Mechanical property data like UTS and YS are published for a group of materials in ASME Section II, Part D, like Tables U and Y-1 in particular. Again I need to stress the point that if you are using material at service temperatures in excess of those published in Part II, you need to proceed with extreme caution and solicit input from qualified individuals.

 

[jte]

jjlago-

It would help a lot if you would just state which materials you are dealing with. it doesn't help to be secretive when you are asking for free advice. Like metengr stated, you need to know what you are doing when playing with high temperature design. What is your failure mode? For example, if you are looking at catalyst bed support beams and you design based on some allowable tensile stress you pulled from II-D the design may fail early since you didn't consider the stability of the compression flange after some creep has occurred.

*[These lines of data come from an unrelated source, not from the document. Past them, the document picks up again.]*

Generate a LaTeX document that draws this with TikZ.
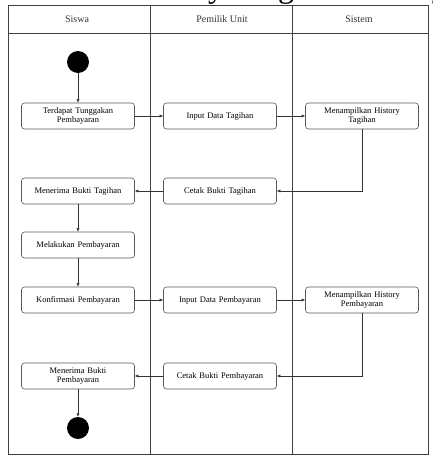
\documentclass[tikz,border=0pt]{standalone}
\usepackage{fontspec}
\setmainfont{Liberation Serif}
\usetikzlibrary{arrows.meta}
\begin{document}
\begin{tikzpicture}[x=1pt,y=-1pt,
  lane/.style={draw=black!75, line width=0.6pt},
  act/.style={draw=black!65, rounded corners=3pt, line width=0.6pt,
    minimum width=113pt, minimum height=26pt, inner sep=1pt,
    align=center, text width=110pt, font=\fontsize{8.5}{9.5}\selectfont},
  dot/.style={circle, fill=black, minimum size=22pt, inner sep=0pt},
  flow/.style={draw=black!80, line width=0.5pt, -{Latex[length=3.5pt,width=3pt]}},
  head/.style={font=\fontsize{10}{12}\selectfont, text=black!80}]
\useasboundingbox (0,0) rectangle (432,456);
\fill[white] (0,0) rectangle (432,456);

% caption running off the top edge
\node[anchor=base, font=\fontsize{32}{36}\selectfont, inner sep=0pt] (cap) at (204,-3) {Gambar 4.6 Activity Diagram History};

% swimlane frame
\draw[lane] (8,5) rectangle (428,454);
\draw[lane] (8,33) -- (428,33);
\draw[lane] (150,5) -- (150,454);
\draw[lane] (292,5) -- (292,454);
\node[head] (h1) at (77,19) {Siswa};
\node[head] (h2) at (222,19) {Pemilik Unit};
\node[head] (h3) at (359,19) {Sistem};

% activities
\node[dot] (start) at (78,62) {};
\node[act] (a1) at (78,116) {Terdapat Tunggakan\\Pembayaran};
\node[act] (a2) at (220,116) {Input Data Tagihan};
\node[act] (a3) at (362,116) {Menampilkan History\\Tagihan};
\node[act] (a4) at (78,191) {Menerima Bukti Tagihan};
\node[act] (a5) at (220,191) {Cetak Bukti Tagihan};
\node[act] (a6) at (78,245) {Melakukan Pembayaran};
\node[act] (a7) at (78,300) {Konfirmasi Pembayaran};
\node[act] (a8) at (220,300) {Input Data Pembayaran};
\node[act] (a9) at (362,300) {Menampilkan History\\Pembayaran};
\node[act] (a10) at (78,376) {Menerima Bukti\\Pembayaran};
\node[act] (a11) at (220,376) {Cetak Bukti Pembayaran};
\node[dot] (stop) at (78,428) {};

% control flow
\draw[flow] (start) -- (a1);
\draw[flow] (a1) -- (a2);
\draw[flow] (a2) -- (a3);
\draw[flow] (a3.south) -- (a3.south |- a5) -- (a5);
\draw[flow] (a5) -- (a4);
\draw[flow] (a4) -- (a6);
\draw[flow] (a6) -- (a7);
\draw[flow] (a7) -- (a8);
\draw[flow] (a8) -- (a9);
\draw[flow] (a9.south) -- (a9.south |- a11) -- (a11);
\draw[flow] (a11) -- (a10);
\draw[flow] (a10) -- (stop);
\end{tikzpicture}
\end{document}
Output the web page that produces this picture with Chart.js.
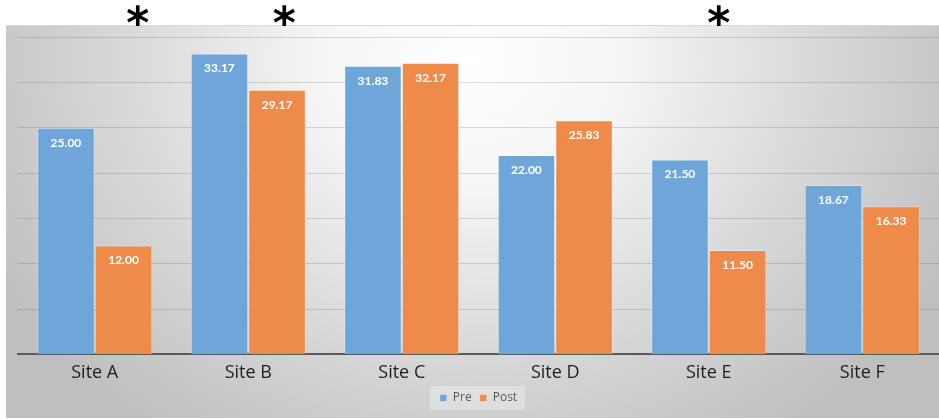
<!DOCTYPE html>
<html>
<head>
<meta charset="utf-8">
<script src="https://cdn.jsdelivr.net/npm/chart.js@4.4.0/dist/chart.umd.min.js"></script>
<style>
  html, body { margin: 0; padding: 0; background: #fff; }
  #wrap { width: 939px; height: 419px; }
</style>
</head>
<body>
<div id="wrap"><canvas id="siteChart"></canvas></div>
<script>
// chart data
var sites = ["Site A", "Site B", "Site C", "Site D", "Site E", "Site F"];
var preValues = [25.00, 33.17, 31.83, 22.00, 21.50, 18.67];
var postValues = [12.00, 29.17, 32.17, 25.83, 11.50, 16.33];
var significant = ["Site A", "Site B", "Site E"];

// gradient panel behind the chart
var panelBg = {
    id: 'panelBg',
    beforeDraw: function(chart) {
        var c = chart.ctx;
        var x0 = 6, y0 = 25, x1 = chart.width, y1 = chart.height - 1;
        c.save();
        c.translate(470, 60);
        c.scale(1, 0.85);
        var g = c.createRadialGradient(0, 0, 0, 0, 0, 540);
        g.addColorStop(0, "#ffffff");
        g.addColorStop(0.28, "#f5f5f5");
        g.addColorStop(0.7, "#d4d4d4");
        g.addColorStop(1, "#bfbfbf");
        c.fillStyle = g;
        c.fillRect(x0 - 470, (y0 - 60) / 0.85, x1 - x0 + 470, (y1 - y0) / 0.85 + 500);
        c.restore();
        c.save();
        c.fillStyle = "#ffffff";
        c.fillRect(0, 0, chart.width, y0);
        c.fillRect(0, 0, x0, chart.height);
        c.fillRect(0, y1, chart.width, 2);
        c.strokeStyle = "#d9d9d9";
        c.lineWidth = 1;
        c.beginPath();
        c.moveTo(x0, y0 + 0.5);
        c.lineTo(x1, y0 + 0.5);
        c.stroke();
        // soft box behind legend
        var lg = chart.legend;
        if (lg && lg.legendHitBoxes.length) {
            var hb = lg.legendHitBoxes;
            var lx = hb[0].left - 10, rx = hb[hb.length - 1].left + hb[hb.length - 1].width + 8;
            c.fillStyle = "rgba(255,255,255,0.3)";
            c.fillRect(lx, hb[0].top - 6, rx - lx, hb[0].height + 12);
        }
        c.restore();
    }
};

// value labels and asterisks
var barText = {
    id: 'barText',
    afterDatasetsDraw: function(chart) {
        var c = chart.ctx;
        c.save();
        c.fillStyle = "#ffffff";
        c.font = "bold 12px Lato";
        c.textAlign = "center";
        c.textBaseline = "middle";
        chart.data.datasets.forEach(function(ds, i) {
            chart.getDatasetMeta(i).data.forEach(function(bar, j) {
                c.fillText(ds.data[j].toFixed(2), bar.x, bar.y + 15);
            });
        });
        var xs = chart.scales.x;
        var nudge = chart.options.plugins.barText.nudge;
        c.fillStyle = "#000000";
        c.font = "bold 44px 'DejaVu Sans'";
        significant.forEach(function(s, k) {
            var px = xs.getPixelForValue(sites.indexOf(s)) + nudge[k];
            c.fillText("*", px, 27);
        });
        c.restore();
    }
};

var ctx = document.getElementById("siteChart");

var chartData = {
    labels: sites,
    datasets: [{
        label: "Pre",
        data: preValues,
        backgroundColor: "#6fa6d9",
        borderColor: "rgba(255,255,255,0.35)",
        borderWidth: 1
    }, {
        label: "Post",
        data: postValues,
        backgroundColor: "#ee8b4b",
        borderColor: "rgba(255,255,255,0.35)",
        borderWidth: 1
    }]
};

var config = {
    type: 'bar',
    data: chartData,
    options: {
        responsive: true,
        maintainAspectRatio: false,
        animation: false,
        categoryPercentage: 0.75,
        barPercentage: 1.0,
        layout: { padding: { top: 37, left: 18, right: 0, bottom: 5 } },
        scales: {
            x: {
                grid: { display: false },
                border: { display: true, color: "#595959", width: 2 },
                ticks: { color: "#1f1f1f", font: { family: "Open Sans", size: 18 }, padding: 0 }
            },
            y: {
                min: 0,
                max: 35,
                ticks: { display: false, stepSize: 5 },
                grid: { color: "rgba(0,0,0,0.13)", drawTicks: false },
                border: { display: false }
            }
        },
        plugins: {
            tooltip: { enabled: false },
            barText: { nudge: [43, 36, 10] },
            legend: {
                position: 'bottom',
                labels: {
                    color: "#595959",
                    font: { family: "Open Sans", size: 12 },
                    boxWidth: 7,
                    boxHeight: 7,
                    padding: 8
                }
            }
        }
    },
    plugins: [panelBg, barText]
};

var barChart = new Chart(ctx, config);
</script>
</body>
</html>
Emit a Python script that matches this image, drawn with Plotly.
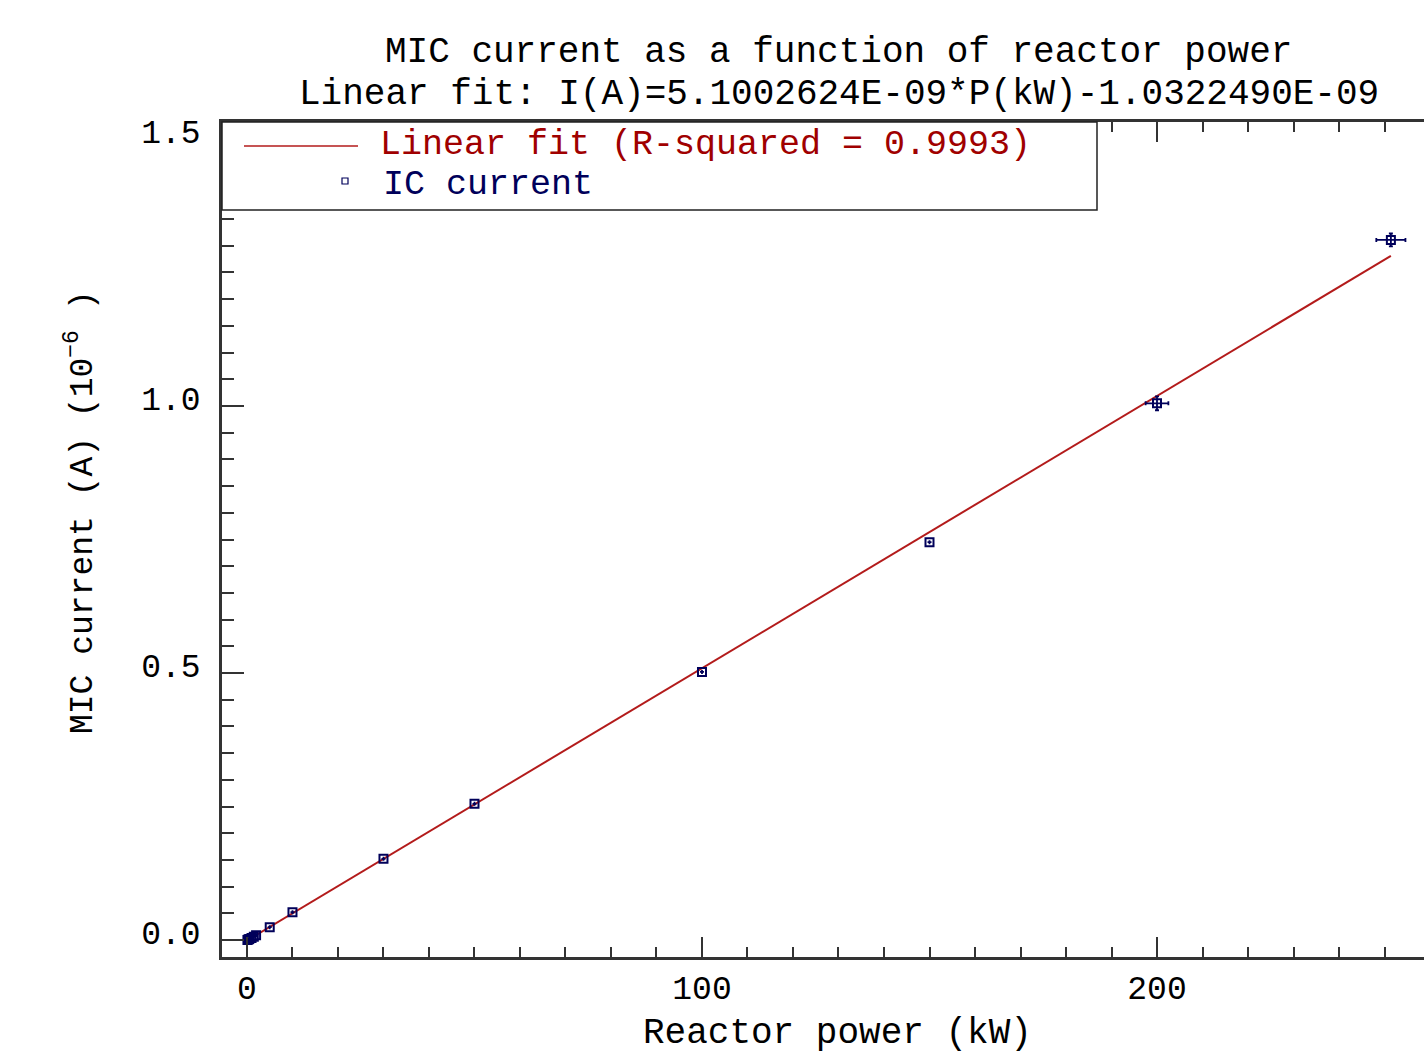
import plotly.graph_objects as go

# ---- data (reactor power in kW, current in units of 1e-6 A) ----
power_kw = [0.1, 0.3, 0.5, 1.0, 1.5, 2.0, 5.0, 10.0, 30.0, 50.0, 100.0, 150.0, 200.0, 251.4]
current_ua = [0.000, 0.001, 0.002, 0.004, 0.006, 0.009, 0.024, 0.052, 0.152, 0.255, 0.502, 0.745, 1.005, 1.311]
power_err = [0, 0, 0, 0, 0, 0, 0, 0, 0, 0, 0, 0, 2.5, 3.2]
current_err = [0, 0, 0, 0, 0, 0, 0, 0, 0, 0, 0, 0, 0.013, 0.012]

fit_x = [0.1, 251.4]
fit_y = [-0.0005, 1.281]

title_line1 = "MIC current as a function of reactor power"
title_line2 = "Linear fit: I(A)=5.1002624E-09*P(kW)-1.0322490E-09"
legend_fit = "Linear fit (R-squared = 0.9993)"
legend_pts = "IC current"
x_title = "Reactor power (kW)"
y_title = "MIC current (A) (10<sup>\u22126</sup> )"

x_ticks = [0, 100, 200]
y_ticks = [0.0, 0.5, 1.0, 1.5]

RED = "#b31b1b"
RED_TXT = "#a00000"
NAVY = "#00005a"
MONO = "Courier New, Liberation Mono, monospace"
TICKF = "Liberation Mono, monospace"

fig = go.Figure()

fig.add_trace(go.Scatter(
    x=fit_x, y=fit_y, mode="lines",
    line=dict(color=RED, width=2),
    name=legend_fit, showlegend=False, hoverinfo="skip",
))

fig.add_trace(go.Scatter(
    x=power_kw, y=current_ua, mode="markers",
    marker=dict(symbol="square-open", size=8, color=NAVY, line=dict(width=2, color=NAVY)),
    error_x=dict(type="data", array=power_err, visible=True, color=NAVY, thickness=1.8, width=2),
    error_y=dict(type="data", array=current_err, visible=True, color=NAVY, thickness=1.8, width=2),
    name=legend_pts, showlegend=False,
))

# plot area in pixels: left 222, right 1424, top 122, bottom 957
L, R, T, B = 222, 1424, 122, 957
W, H = R - L, B - T

def px(X):
    return (X - L) / W

def py(Y):
    return (B - Y) / H

annotations = [
    dict(text=title_line1, x=px(838), y=py(52), xref="paper", yref="paper",
         showarrow=False, xanchor="center", yanchor="middle",
         font=dict(family=MONO, size=36, color="black")),
    dict(text=title_line2, x=px(839), y=py(94), xref="paper", yref="paper",
         showarrow=False, xanchor="center", yanchor="middle",
         font=dict(family=MONO, size=36, color="black")),
    dict(text=legend_fit, x=px(378), y=py(145), xref="paper", yref="paper",
         showarrow=False, xanchor="left", yanchor="middle",
         font=dict(family=MONO, size=35, color=RED_TXT)),
    dict(text=legend_pts, x=px(381), y=py(185), xref="paper", yref="paper",
         showarrow=False, xanchor="left", yanchor="middle",
         font=dict(family=MONO, size=35, color=NAVY)),
    # axis titles
    dict(text=x_title, x=px(837), y=py(1033), xref="paper", yref="paper",
         showarrow=False, xanchor="center", yanchor="middle",
         font=dict(family=MONO, size=36, color="black")),
    dict(text=y_title, x=px(80), y=py(512), xref="paper", yref="paper",
         showarrow=False, xanchor="center", yanchor="middle", textangle=-90,
         font=dict(family=MONO, size=33, color="black")),
]

shapes = [
    # legend frame
    dict(type="rect", xref="paper", yref="paper", x0=0, x1=px(1097), y0=py(210), y1=1,
         line=dict(color="#222222", width=1.5), fillcolor="white", layer="above"),
    # legend line sample
    dict(type="line", xref="paper", yref="paper", x0=px(244), x1=px(358), y0=py(146), y1=py(146),
         line=dict(color=RED, width=1.5), layer="above"),
    # legend marker sample
    dict(type="rect", xref="paper", yref="paper", x0=px(342), x1=px(348), y0=py(184), y1=py(178),
         line=dict(color=NAVY, width=1.2), fillcolor="white", layer="above"),
]

fig.update_layout(
    width=1424, height=1055,
    margin=dict(l=L, r=1424 - R, t=T, b=1055 - B),
    paper_bgcolor="white", plot_bgcolor="white",
    showlegend=False,
    annotations=annotations,
    shapes=shapes,
    font=dict(family=TICKF, size=33, color="black"),
)

fig.update_xaxes(
    range=[-5.49, 258.68],
    tickmode="array", tickvals=x_ticks, ticktext=[str(v) for v in x_ticks],
    ticks="inside", ticklen=20, tickwidth=1.5, tickcolor="#333333",
    minor=dict(dtick=10, tick0=0, ticks="inside", ticklen=10, tickwidth=1.5, tickcolor="#333333"),
    showline=True, linewidth=2.5, linecolor="#333333", mirror="ticks",
    showgrid=False, zeroline=False,
    tickfont=dict(family=TICKF, size=33, color="black"),
    ticklabelstandoff=0,
)

fig.update_yaxes(
    range=[-0.0318, 1.5318],
    tickmode="array", tickvals=y_ticks, ticktext=["%.1f" % v for v in y_ticks],
    ticks="inside", ticklen=22, tickwidth=1.5, tickcolor="#333333",
    minor=dict(dtick=0.05, tick0=0, ticks="inside", ticklen=12, tickwidth=1.5, tickcolor="#333333"),
    showline=True, linewidth=2.5, linecolor="#333333", mirror=False,
    showgrid=False, zeroline=False,
    tickfont=dict(family=TICKF, size=33, color="black"),
    ticklabelstandoff=12, ticklabelshift=-8,
)

fig.write_html(
    "out.html",
    config={"displayModeBar": False},
    post_script="document.body.style.margin='0';document.body.style.overflow='hidden';",
)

Again, you'll get the best answers with a well stated, clear, and detailed question. Not just generalities.

jt

 

[bvi]

Use the allowable stress values up to the maximum permitted temperature. The fact that the tables for tensile strength and yield strength do not go up to as high a temperature is not an issue.

 

[GenB]

If for support of the vessel, you can use structural design in serching for hi-temp materials. ASME SeII-D can sometimes be limited to temp vs pressure or viceversa.

 

[jjlago]

First of all, thank you for all your comments.

I will try to simplify the problem.
Suposing that due to design considerations that cannot be modified, the support lugs of a vessel are exposed to 1200 ºF.
The materials that we want to use are SA387Gr91Cl2 and Sa387Gr22Cl2 due to supply.

The only source for stress values for these materials are the stress tables in Part IID of the ASME Code, althogh the lugs are non-pressure parts.

Because of the special geometry of the lugs and the lack of reliable stress data we are making some FEM simulations, but we need a stress value to compare to, in order to verify if the lugs can resist or not.

My question is: Would you proceed in the same way? We do not know any other way to design it (It is the first time we have to face this situation).
We are concerned od the creep problem, but the temperature itself cannot be modified.

Thank you very much for your attention.

 

[metengr]

I would presume that the support lugs are located external to the vessel correct? What is the vessel material for use at 1200 deg F?

If the vessel metal temperature is 1200 deg F, and these are external attachments, the actual metal temperature of the attachment in air would be less provided they are left un-insulated. You did not mention the size of the support.

Why not use stainless steel supports versus a ferritic material? If this pressure vessel is operating at 1200 deg F, you would have a dissimilar material concern using the advanced ferritic (9 Cr). I would not use the Grade 22 material for the lug.